• **Dataset content**:
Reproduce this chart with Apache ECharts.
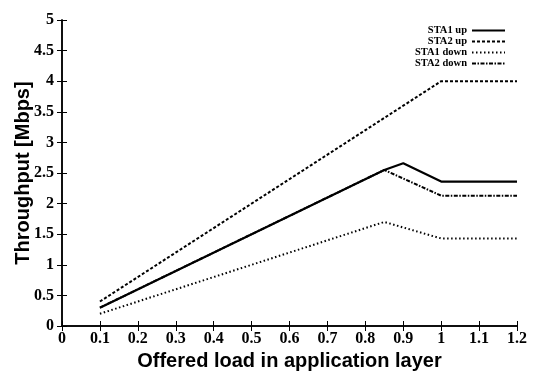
<!DOCTYPE html>
<html>
<head>
<meta charset="utf-8">
<script src="https://cdn.jsdelivr.net/npm/echarts@6/dist/echarts.min.js"></script>
<style>
  html, body { margin: 0; padding: 0; background: #fff; }
  #chart { width: 535px; height: 372px; }
</style>
</head>
<body>
<div id="chart"></div>
<script>
// offered load (x) and throughput values
var offeredLoad = [0.1, 0.85, 0.9, 1.0, 1.2];
var sta1Up = [0.3, 2.55, 2.66, 2.36, 2.36];
var sta2Up = [0.4, 3.4, 3.6, 4.0, 4.0];
var sta1Down = [0.2, 1.7, 1.61, 1.43, 1.43];
var sta2Down = [0.3, 2.55, 2.41, 2.13, 2.13];
var seriesNames = ["STA1 up", "STA2 up", "STA1 down", "STA2 down"];

function pairs(ys) {
  return offeredLoad.map(function (x, i) {
    return [x, ys[i]];
  });
}

var chart = echarts.init(document.getElementById("chart"));

var tickFont = {
  fontFamily: "Liberation Serif",
  fontWeight: "bold",
  fontSize: 16,
  color: "#000",
};
var titleFont = {
  fontFamily: "Liberation Sans",
  fontWeight: "bold",
  fontSize: 20,
  color: "#000",
};

function lineSeries(name, ys, type, width) {
  return {
    name: name,
    type: "line",
    data: pairs(ys),
    symbol: "none",
    silent: true,
    lineStyle: { color: "#000", width: width, type: type },
    itemStyle: { color: "#000" },
  };
}

chart.setOption({
  animation: false,
  grid: { left: 62, right: 18, top: 20, bottom: 46, outerBoundsMode: "none" },
  legend: {
    data: seriesNames,
    orient: "vertical",
    right: 29,
    top: 25,
    padding: 0,
    align: "right",
    itemGap: 0,
    itemWidth: 33,
    itemHeight: 8.5,
    itemStyle: { opacity: 0 },
    textStyle: {
      fontFamily: "Liberation Serif",
      fontWeight: "bold",
      fontSize: 10.5,
      lineHeight: 8.5,
      color: "#000",
    },
  },
  xAxis: [
    {
      type: "value",
      min: 0,
      max: 1.2,
      interval: 0.1,
      name: "Offered load in application layer",
      nameLocation: "middle",
      nameGap: 25,
      nameMoveOverlap: false,
      nameTextStyle: titleFont,
      axisLine: { lineStyle: { color: "#000", width: 1.5 } },
      axisTick: { inside: true, length: 5, lineStyle: { color: "#000" } },
      axisLabel: Object.assign({ margin: 5 }, tickFont, {
        formatter: function (v) {
          return Math.round(v * 10) / 10 + "";
        },
      }),
      splitLine: { show: false },
    },
    {
      type: "value",
      position: "top",
      min: 0,
      max: 1.2,
      interval: 0.1,
      axisLine: { lineStyle: { color: "#000", width: 1.5 } },
      axisTick: { inside: true, length: 5, lineStyle: { color: "#000" } },
      axisLabel: { show: false },
      splitLine: { show: false },
    },
  ],
  yAxis: [
    {
      type: "value",
      min: 0,
      max: 5,
      interval: 0.5,
      name: "Throughput [Mbps]",
      nameLocation: "middle",
      nameGap: 29,
      nameMoveOverlap: false,
      nameTextStyle: titleFont,
      axisLine: { show: true, lineStyle: { color: "#000", width: 1.5 } },
      axisTick: { show: true, inside: true, length: 5, lineStyle: { color: "#000" } },
      axisLabel: Object.assign({ margin: 8 }, tickFont),
      splitLine: { show: false },
    },
    {
      type: "value",
      position: "right",
      min: 0,
      max: 5,
      interval: 0.5,
      axisLine: { show: true, lineStyle: { color: "#000", width: 1.5 } },
      axisTick: { show: true, inside: true, length: 5, lineStyle: { color: "#000" } },
      axisLabel: { show: false },
      splitLine: { show: false },
    },
  ],
  series: [
    lineSeries("STA1 up", sta1Up, "solid", 2.2),
    lineSeries("STA2 up", sta2Up, [3, 2], 2),
    lineSeries("STA1 down", sta1Down, [1.5, 2.5], 2),
    lineSeries("STA2 down", sta2Down, [4, 1.5, 1.5, 1.5], 2),
  ],
});
</script>
</body>
</html>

• **Task instructions**: All of the lines above should be printed exactly, minus the pictures.

• **Correct response**:
Reproduce this chart with Apache ECharts.
<!DOCTYPE html>
<html>
<head>
<meta charset="utf-8">
<script src="https://cdn.jsdelivr.net/npm/echarts@6/dist/echarts.min.js"></script>
<style>
  html, body { margin: 0; padding: 0; background: #fff; }
  #chart { width: 535px; height: 372px; }
</style>
</head>
<body>
<div id="chart"></div>
<script>
// offered load (x) and throughput values
var offeredLoad = [0.1, 0.85, 0.9, 1.0, 1.2];
var sta1Up = [0.3, 2.55, 2.66, 2.36, 2.36];
var sta2Up = [0.4, 3.4, 3.6, 4.0, 4.0];
var sta1Down = [0.2, 1.7, 1.61, 1.43, 1.43];
var sta2Down = [0.3, 2.55, 2.41, 2.13, 2.13];
var seriesNames = ["STA1 up", "STA2 up", "STA1 down", "STA2 down"];

function pairs(ys) {
  return offeredLoad.map(function (x, i) {
    return [x, ys[i]];
  });
}

var chart = echarts.init(document.getElementById("chart"));

var tickFont = {
  fontFamily: "Liberation Serif",
  fontWeight: "bold",
  fontSize: 16,
  color: "#000",
};
var titleFont = {
  fontFamily: "Liberation Sans",
  fontWeight: "bold",
  fontSize: 20,
  color: "#000",
};

function lineSeries(name, ys, type, width) {
  return {
    name: name,
    type: "line",
    data: pairs(ys),
    symbol: "none",
    silent: true,
    lineStyle: { color: "#000", width: width, type: type },
    itemStyle: { color: "#000" },
  };
}

chart.setOption({
  animation: false,
  grid: { left: 62, right: 18, top: 20, bottom: 46, outerBoundsMode: "none" },
  legend: {
    data: seriesNames,
    orient: "vertical",
    right: 29,
    top: 25,
    padding: 0,
    align: "right",
    itemGap: 0,
    itemWidth: 33,
    itemHeight: 8.5,
    itemStyle: { opacity: 0 },
    textStyle: {
      fontFamily: "Liberation Serif",
      fontWeight: "bold",
      fontSize: 10.5,
      lineHeight: 8.5,
      color: "#000",
    },
  },
  xAxis: [
    {
      type: "value",
      min: 0,
      max: 1.2,
      interval: 0.1,
      name: "Offered load in application layer",
      nameLocation: "middle",
      nameGap: 25,
      nameMoveOverlap: false,
      nameTextStyle: titleFont,
      axisLine: { lineStyle: { color: "#000", width: 1.5 } },
      axisTick: { inside: true, length: 5, lineStyle: { color: "#000" } },
      axisLabel: Object.assign({ margin: 5 }, tickFont, {
        formatter: function (v) {
          return Math.round(v * 10) / 10 + "";
        },
      }),
      splitLine: { show: false },
    },
    {
      type: "value",
      position: "top",
      min: 0,
      max: 1.2,
      interval: 0.1,
      axisLine: { lineStyle: { color: "#000", width: 1.5 } },
      axisTick: { inside: true, length: 5, lineStyle: { color: "#000" } },
      axisLabel: { show: false },
      splitLine: { show: false },
    },
  ],
  yAxis: [
    {
      type: "value",
      min: 0,
      max: 5,
      interval: 0.5,
      name: "Throughput [Mbps]",
      nameLocation: "middle",
      nameGap: 29,
      nameMoveOverlap: false,
      nameTextStyle: titleFont,
      axisLine: { show: true, lineStyle: { color: "#000", width: 1.5 } },
      axisTick: { show: true, inside: true, length: 5, lineStyle: { color: "#000" } },
      axisLabel: Object.assign({ margin: 8 }, tickFont),
      splitLine: { show: false },
    },
    {
      type: "value",
      position: "right",
      min: 0,
      max: 5,
      interval: 0.5,
      axisLine: { show: true, lineStyle: { color: "#000", width: 1.5 } },
      axisTick: { show: true, inside: true, length: 5, lineStyle: { color: "#000" } },
      axisLabel: { show: false },
      splitLine: { show: false },
    },
  ],
  series: [
    lineSeries("STA1 up", sta1Up, "solid", 2.2),
    lineSeries("STA2 up", sta2Up, [3, 2], 2),
    lineSeries("STA1 down", sta1Down, [1.5, 2.5], 2),
    lineSeries("STA2 down", sta2Down, [4, 1.5, 1.5, 1.5], 2),
  ],
});
</script>
</body>
</html>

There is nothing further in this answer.